Unimpressed with the efforts of the police, Anna sets out to discover what had happened to her friend. Detective Sergeant Barnaby Hayes, the one officer left on the case, warned her off.  He was Irish, but he had made the decision to his name from Brennan to Barnaby so that he could fit into his new job and his new life in London; and he hoped that discovering whether Iolanthe has disappeared of her own accord, or whether something has happened to her, would impress his colleagues and his superiors.

Anna took no notice of his warning, she went on looking for Lanny, and she met a young man who was happy to help her. Aloysius was an accountant, a quiet and gentle man, an ardent Anglophile; and he was still coming to terms with the knowledge that his degree from the University of the West Indies wouldn’t gain him entry to exclusive gentlemen’s clubs or the city’s best restaurants, that the England he lived in had little in common with the England he had read about in books.

The mystery is cleverly constructed, and it spins around rich human stories.

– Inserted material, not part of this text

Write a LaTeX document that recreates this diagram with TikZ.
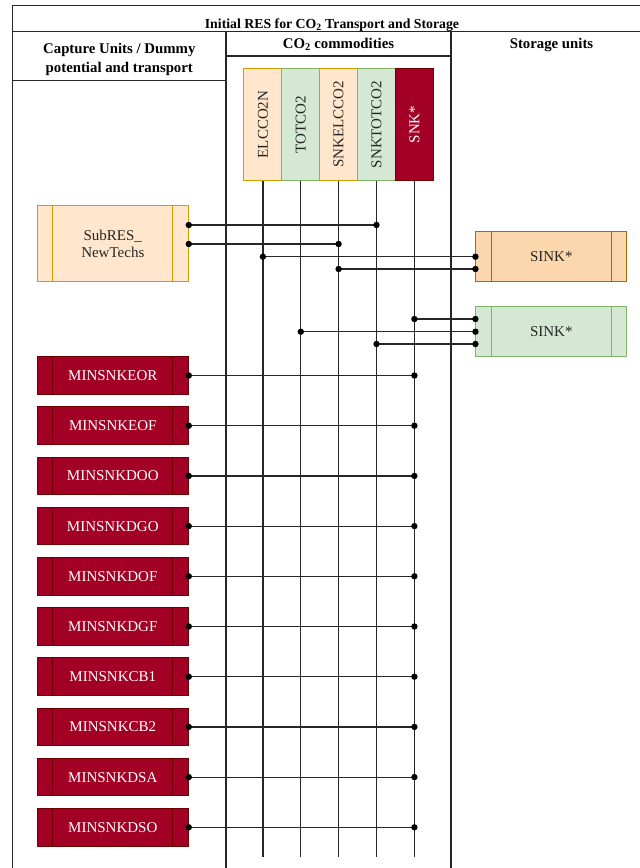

Barnaby, his wife Orla and their daughter, Gracie had very different feeling about life in the big city. Turkish café owner Ottamar worked hard for his family and worried about his daughter, Samira, who was growing up and away from him. Anna’s landlord Leonard was gay in a world where that wasn’t legal. Aloysius faced appalling racism and police brutality, and yet he continued to be polite and respectful.

I was very taken with them all.

I saw that they were all outsiders, they had all come to London from somewhere else; and that some of them were carrying secrets, some of them were running away from something, and that some of them were chasing dreams and ambitions. Their different stories and characters developed nicely, they had things to say, as the mystery unravelled.

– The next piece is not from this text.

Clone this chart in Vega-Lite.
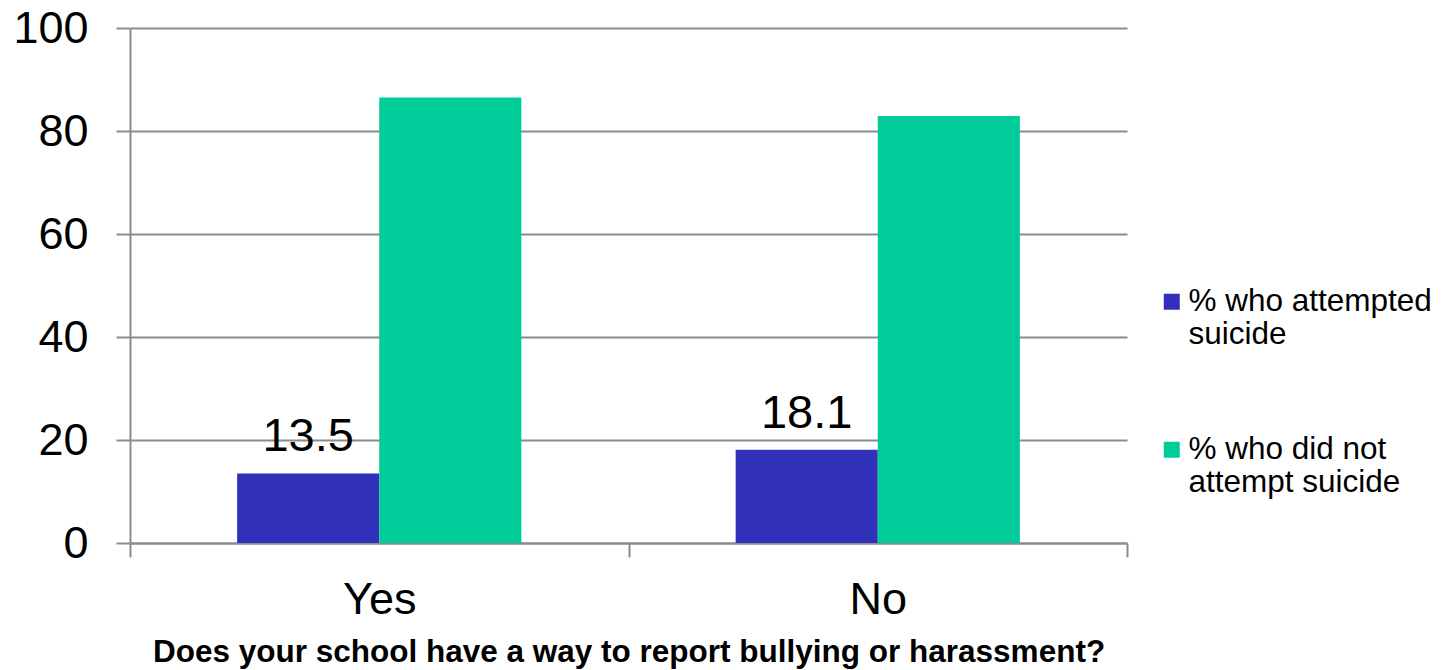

I came to realise why finding Lanny was so very important to Anna.

My only real issues were that Lanny’s backstory was muddled and left loose ends, and that while the final act of worked emotionally it was little contrived.

The time and place are very well evoked, and though some of the language and many of the attitudes shocked me I couldn’t doubt that they were authentic.

I loved the human drama, I was intrigued by the mystery; and I have to say that this is a very accomplished first novel and that I am very interested to read whatever Miranda Emmerson writes next.

3 thoughts on “Miss Treadway and the Field of Stars by Miranda Emmerson (2017)

  1. What a brilliant review and seems to be an equally brilliant book. It seems like a perfect combination of historical fiction, social commentary and mystery. Lovely! I hope I can find a copy in this side of the world!